• **What you should do**:
From the entries that follow, reproduce exactly and only the lines from the line with "Give me the matplotlib source for this chart." to the line with "p_val = [0]", endpoints included.

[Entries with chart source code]
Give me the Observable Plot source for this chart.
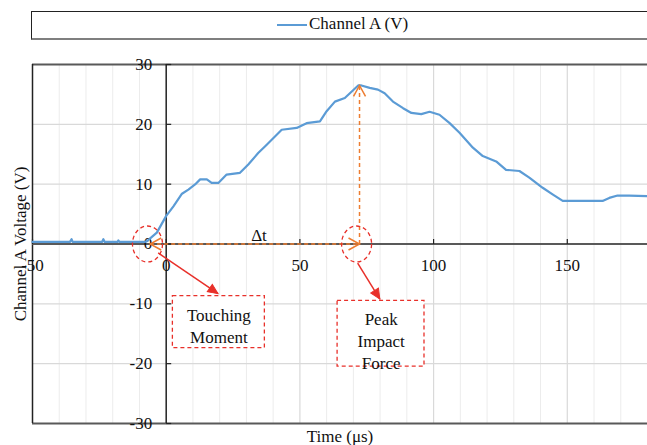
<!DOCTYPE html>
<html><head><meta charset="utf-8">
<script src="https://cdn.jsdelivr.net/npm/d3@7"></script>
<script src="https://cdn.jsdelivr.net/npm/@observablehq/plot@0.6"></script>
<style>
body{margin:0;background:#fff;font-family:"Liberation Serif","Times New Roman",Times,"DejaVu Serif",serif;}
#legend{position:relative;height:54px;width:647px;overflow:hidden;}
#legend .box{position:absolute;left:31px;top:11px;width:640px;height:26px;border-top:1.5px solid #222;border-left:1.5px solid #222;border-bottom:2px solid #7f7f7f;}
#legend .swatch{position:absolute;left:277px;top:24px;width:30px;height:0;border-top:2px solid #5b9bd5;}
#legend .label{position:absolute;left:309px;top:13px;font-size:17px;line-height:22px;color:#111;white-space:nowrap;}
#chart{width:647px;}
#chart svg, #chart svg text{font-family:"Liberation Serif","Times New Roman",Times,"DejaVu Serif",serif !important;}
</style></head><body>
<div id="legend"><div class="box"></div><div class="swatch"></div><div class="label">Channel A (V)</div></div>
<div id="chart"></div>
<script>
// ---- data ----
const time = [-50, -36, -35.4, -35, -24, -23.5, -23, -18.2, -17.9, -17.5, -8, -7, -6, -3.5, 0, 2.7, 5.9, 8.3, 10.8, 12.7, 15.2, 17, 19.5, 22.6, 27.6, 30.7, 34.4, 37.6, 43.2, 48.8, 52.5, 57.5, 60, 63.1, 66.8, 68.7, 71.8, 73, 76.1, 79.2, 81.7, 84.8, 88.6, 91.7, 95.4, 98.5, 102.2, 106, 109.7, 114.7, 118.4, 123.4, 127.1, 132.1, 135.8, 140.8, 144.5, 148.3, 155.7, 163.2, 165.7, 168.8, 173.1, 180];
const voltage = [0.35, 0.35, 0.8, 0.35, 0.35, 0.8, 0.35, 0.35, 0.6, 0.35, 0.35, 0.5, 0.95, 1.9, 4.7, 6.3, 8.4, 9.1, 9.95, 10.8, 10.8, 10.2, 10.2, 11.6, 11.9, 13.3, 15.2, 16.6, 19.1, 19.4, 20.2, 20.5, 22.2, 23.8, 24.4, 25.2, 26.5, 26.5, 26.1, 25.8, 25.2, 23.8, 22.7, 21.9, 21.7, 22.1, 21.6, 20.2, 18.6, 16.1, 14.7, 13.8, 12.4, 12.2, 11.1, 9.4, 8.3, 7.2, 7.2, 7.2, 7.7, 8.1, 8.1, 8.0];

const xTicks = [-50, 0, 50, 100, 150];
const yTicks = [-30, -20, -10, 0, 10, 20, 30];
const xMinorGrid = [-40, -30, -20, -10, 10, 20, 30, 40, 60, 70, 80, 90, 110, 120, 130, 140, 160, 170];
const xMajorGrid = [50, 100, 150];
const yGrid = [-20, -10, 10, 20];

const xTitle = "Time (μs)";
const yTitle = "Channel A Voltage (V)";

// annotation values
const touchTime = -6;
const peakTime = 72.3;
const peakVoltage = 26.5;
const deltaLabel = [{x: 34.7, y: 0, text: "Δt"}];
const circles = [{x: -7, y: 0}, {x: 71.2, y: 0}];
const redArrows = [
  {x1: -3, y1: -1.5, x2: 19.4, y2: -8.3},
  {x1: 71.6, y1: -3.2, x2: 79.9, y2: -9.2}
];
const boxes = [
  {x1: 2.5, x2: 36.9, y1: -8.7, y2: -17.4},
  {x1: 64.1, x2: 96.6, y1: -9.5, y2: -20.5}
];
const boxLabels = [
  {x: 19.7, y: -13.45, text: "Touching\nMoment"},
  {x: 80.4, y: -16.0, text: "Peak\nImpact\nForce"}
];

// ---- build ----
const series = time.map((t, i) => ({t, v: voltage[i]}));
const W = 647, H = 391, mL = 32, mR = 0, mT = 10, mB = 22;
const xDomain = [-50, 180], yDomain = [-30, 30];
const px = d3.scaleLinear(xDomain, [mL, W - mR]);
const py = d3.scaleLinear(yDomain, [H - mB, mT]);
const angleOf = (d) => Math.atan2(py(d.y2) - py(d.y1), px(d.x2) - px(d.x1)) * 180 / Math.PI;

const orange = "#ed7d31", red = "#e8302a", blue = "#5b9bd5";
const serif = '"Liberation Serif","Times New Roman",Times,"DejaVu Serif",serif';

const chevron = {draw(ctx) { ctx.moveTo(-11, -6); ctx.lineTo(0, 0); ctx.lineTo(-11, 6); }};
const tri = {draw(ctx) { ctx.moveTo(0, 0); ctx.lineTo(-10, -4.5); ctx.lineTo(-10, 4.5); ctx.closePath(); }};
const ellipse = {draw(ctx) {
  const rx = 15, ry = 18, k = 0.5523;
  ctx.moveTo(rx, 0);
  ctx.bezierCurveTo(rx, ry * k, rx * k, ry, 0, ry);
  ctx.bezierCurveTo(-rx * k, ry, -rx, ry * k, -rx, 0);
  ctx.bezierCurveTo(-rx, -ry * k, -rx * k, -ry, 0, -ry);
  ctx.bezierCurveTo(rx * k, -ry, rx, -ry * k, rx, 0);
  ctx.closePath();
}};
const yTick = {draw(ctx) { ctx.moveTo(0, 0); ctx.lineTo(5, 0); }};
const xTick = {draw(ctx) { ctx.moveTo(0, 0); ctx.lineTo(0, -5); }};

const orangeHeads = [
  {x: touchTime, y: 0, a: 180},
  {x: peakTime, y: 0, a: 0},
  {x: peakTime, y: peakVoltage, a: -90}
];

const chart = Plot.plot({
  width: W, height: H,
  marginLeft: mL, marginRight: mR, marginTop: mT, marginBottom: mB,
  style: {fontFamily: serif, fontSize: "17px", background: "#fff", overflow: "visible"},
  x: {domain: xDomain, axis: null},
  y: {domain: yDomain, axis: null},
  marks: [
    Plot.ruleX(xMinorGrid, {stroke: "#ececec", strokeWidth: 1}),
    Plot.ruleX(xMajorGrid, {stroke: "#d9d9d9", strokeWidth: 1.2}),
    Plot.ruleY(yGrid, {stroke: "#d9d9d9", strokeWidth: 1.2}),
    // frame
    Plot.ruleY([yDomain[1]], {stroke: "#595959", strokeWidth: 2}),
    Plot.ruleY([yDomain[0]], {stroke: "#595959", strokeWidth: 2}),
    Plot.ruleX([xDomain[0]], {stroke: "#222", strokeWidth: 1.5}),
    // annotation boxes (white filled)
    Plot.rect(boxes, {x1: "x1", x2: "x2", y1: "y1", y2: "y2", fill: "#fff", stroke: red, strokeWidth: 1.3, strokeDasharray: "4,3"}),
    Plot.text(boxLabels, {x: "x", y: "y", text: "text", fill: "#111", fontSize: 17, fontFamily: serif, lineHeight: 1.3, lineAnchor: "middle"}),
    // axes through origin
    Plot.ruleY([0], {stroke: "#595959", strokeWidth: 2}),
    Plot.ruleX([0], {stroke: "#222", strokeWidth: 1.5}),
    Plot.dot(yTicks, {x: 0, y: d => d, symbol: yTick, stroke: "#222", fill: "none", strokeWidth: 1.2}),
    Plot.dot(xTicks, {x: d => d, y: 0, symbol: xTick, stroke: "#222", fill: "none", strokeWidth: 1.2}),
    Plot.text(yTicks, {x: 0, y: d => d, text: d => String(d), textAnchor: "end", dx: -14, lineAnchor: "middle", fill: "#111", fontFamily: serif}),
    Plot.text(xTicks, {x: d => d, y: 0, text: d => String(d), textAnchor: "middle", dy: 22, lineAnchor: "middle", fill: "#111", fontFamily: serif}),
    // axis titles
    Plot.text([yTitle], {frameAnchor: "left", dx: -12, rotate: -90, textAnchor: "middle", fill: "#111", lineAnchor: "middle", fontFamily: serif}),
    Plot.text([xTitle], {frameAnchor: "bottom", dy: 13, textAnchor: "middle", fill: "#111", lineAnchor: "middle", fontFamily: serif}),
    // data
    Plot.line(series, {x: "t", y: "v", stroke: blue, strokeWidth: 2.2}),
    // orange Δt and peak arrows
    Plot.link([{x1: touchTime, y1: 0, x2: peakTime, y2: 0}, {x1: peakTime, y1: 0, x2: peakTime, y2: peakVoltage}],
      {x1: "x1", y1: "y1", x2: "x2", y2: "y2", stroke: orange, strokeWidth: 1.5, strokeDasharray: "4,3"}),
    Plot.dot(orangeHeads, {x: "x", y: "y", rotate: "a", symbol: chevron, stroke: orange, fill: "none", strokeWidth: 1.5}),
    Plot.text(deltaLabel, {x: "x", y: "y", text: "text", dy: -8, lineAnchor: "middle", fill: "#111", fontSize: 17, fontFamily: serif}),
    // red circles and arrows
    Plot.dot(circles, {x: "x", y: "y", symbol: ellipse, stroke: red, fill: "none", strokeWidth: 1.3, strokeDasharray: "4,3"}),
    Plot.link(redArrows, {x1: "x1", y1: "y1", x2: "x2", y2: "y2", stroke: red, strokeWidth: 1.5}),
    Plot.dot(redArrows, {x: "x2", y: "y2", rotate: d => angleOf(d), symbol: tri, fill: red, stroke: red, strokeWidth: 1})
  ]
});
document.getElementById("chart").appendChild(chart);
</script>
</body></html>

--

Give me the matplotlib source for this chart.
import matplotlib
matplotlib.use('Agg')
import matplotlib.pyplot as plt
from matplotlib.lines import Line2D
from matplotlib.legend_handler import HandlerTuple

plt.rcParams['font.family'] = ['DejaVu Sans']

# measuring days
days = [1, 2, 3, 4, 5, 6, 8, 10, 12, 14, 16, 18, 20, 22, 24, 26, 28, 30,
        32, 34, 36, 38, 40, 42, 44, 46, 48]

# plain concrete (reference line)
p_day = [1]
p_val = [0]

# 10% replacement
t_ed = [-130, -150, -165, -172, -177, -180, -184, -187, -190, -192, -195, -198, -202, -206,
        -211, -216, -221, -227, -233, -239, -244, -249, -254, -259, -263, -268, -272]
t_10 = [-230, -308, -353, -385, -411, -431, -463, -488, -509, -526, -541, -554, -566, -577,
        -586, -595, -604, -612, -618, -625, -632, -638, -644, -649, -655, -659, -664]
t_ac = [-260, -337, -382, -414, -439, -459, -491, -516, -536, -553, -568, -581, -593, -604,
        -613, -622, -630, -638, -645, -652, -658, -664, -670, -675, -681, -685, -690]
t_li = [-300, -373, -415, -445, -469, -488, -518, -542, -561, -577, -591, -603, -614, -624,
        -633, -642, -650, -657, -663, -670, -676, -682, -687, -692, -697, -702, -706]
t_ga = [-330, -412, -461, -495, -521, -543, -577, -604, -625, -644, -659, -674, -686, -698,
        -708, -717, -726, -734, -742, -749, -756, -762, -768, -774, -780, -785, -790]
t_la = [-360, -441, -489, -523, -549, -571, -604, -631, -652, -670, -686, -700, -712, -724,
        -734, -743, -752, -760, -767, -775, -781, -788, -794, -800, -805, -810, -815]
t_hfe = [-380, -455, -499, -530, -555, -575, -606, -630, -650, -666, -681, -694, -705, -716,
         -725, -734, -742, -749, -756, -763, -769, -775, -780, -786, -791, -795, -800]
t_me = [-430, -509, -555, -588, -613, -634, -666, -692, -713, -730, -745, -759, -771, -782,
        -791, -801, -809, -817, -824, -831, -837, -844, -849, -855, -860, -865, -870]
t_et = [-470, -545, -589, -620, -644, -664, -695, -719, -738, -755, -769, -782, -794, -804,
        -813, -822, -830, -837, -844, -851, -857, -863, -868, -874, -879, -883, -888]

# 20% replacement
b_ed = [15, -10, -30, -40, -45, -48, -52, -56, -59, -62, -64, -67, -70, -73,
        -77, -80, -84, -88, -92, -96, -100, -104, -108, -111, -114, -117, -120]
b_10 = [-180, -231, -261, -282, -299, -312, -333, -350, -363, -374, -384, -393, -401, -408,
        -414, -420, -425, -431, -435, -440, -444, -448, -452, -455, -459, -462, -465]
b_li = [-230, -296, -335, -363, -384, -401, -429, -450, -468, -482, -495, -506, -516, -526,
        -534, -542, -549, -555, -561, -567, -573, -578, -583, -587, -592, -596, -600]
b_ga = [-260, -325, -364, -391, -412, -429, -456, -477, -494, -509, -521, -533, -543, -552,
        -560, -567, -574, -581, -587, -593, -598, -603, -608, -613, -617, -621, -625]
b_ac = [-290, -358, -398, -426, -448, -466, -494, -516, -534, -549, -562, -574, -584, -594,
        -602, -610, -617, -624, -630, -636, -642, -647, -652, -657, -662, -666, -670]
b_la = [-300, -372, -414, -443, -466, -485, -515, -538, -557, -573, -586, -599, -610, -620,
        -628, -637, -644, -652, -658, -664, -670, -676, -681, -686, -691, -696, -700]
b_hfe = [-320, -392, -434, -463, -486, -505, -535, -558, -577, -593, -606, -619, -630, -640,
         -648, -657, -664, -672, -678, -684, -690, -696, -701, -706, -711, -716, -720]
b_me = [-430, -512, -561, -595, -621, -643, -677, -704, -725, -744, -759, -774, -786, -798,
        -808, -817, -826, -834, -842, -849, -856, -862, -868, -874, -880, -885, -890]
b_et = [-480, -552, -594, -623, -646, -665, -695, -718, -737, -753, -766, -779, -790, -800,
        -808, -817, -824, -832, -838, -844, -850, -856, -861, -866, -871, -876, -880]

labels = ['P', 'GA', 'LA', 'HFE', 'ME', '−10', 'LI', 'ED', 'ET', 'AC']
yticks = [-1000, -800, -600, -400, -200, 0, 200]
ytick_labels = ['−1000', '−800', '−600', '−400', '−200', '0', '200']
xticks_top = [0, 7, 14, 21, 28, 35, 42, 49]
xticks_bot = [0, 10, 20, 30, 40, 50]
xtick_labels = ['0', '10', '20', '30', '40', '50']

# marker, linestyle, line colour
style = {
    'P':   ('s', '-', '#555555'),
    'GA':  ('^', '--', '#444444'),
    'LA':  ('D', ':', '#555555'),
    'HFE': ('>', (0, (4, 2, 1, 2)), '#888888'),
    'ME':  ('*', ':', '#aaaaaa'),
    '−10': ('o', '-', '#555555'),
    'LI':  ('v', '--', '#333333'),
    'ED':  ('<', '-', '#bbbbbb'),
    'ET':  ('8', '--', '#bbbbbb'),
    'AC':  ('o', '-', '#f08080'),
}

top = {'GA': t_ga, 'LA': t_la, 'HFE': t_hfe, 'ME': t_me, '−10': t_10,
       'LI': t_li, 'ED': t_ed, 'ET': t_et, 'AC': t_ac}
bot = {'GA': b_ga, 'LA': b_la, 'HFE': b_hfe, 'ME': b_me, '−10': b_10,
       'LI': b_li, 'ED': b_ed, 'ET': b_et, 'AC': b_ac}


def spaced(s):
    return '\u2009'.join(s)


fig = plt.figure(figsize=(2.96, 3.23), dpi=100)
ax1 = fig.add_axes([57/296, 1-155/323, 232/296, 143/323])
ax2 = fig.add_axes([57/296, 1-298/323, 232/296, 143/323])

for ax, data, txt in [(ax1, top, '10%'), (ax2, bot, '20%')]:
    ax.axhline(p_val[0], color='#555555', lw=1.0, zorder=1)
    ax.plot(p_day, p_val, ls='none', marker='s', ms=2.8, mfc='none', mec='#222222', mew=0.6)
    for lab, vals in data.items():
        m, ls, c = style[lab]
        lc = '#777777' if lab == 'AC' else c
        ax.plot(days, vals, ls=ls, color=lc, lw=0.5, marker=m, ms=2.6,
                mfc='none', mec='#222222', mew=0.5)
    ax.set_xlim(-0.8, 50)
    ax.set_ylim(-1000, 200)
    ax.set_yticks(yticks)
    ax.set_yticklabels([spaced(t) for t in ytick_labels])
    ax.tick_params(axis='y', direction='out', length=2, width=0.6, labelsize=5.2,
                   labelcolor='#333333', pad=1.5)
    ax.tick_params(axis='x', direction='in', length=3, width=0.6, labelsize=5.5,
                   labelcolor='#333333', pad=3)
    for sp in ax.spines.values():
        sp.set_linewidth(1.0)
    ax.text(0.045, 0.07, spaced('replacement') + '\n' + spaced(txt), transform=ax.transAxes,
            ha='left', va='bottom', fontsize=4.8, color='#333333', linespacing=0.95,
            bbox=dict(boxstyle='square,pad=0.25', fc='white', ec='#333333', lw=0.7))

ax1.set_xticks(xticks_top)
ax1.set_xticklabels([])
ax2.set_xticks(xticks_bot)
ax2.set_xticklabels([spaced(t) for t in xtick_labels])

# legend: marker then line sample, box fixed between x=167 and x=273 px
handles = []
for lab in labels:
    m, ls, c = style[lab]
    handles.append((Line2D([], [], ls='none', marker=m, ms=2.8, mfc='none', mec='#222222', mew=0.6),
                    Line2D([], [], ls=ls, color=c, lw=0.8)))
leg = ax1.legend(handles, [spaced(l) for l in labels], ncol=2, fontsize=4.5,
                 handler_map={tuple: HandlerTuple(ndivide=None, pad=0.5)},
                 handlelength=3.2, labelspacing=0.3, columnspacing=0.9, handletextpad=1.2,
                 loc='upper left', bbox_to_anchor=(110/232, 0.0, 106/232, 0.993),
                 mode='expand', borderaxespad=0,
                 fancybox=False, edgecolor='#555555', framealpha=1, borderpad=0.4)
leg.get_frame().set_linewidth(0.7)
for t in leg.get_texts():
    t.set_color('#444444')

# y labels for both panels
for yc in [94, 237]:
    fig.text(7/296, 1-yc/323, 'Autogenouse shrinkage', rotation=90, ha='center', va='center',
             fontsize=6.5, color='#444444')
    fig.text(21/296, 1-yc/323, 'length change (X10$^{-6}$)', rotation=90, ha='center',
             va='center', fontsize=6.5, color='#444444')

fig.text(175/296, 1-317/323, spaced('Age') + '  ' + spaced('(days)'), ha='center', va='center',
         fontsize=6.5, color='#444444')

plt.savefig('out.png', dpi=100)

• **Response to this task**:
Give me the matplotlib source for this chart.
import matplotlib
matplotlib.use('Agg')
import matplotlib.pyplot as plt
from matplotlib.lines import Line2D
from matplotlib.legend_handler import HandlerTuple

plt.rcParams['font.family'] = ['DejaVu Sans']

# measuring days
days = [1, 2, 3, 4, 5, 6, 8, 10, 12, 14, 16, 18, 20, 22, 24, 26, 28, 30,
        32, 34, 36, 38, 40, 42, 44, 46, 48]

# plain concrete (reference line)
p_day = [1]
p_val = [0]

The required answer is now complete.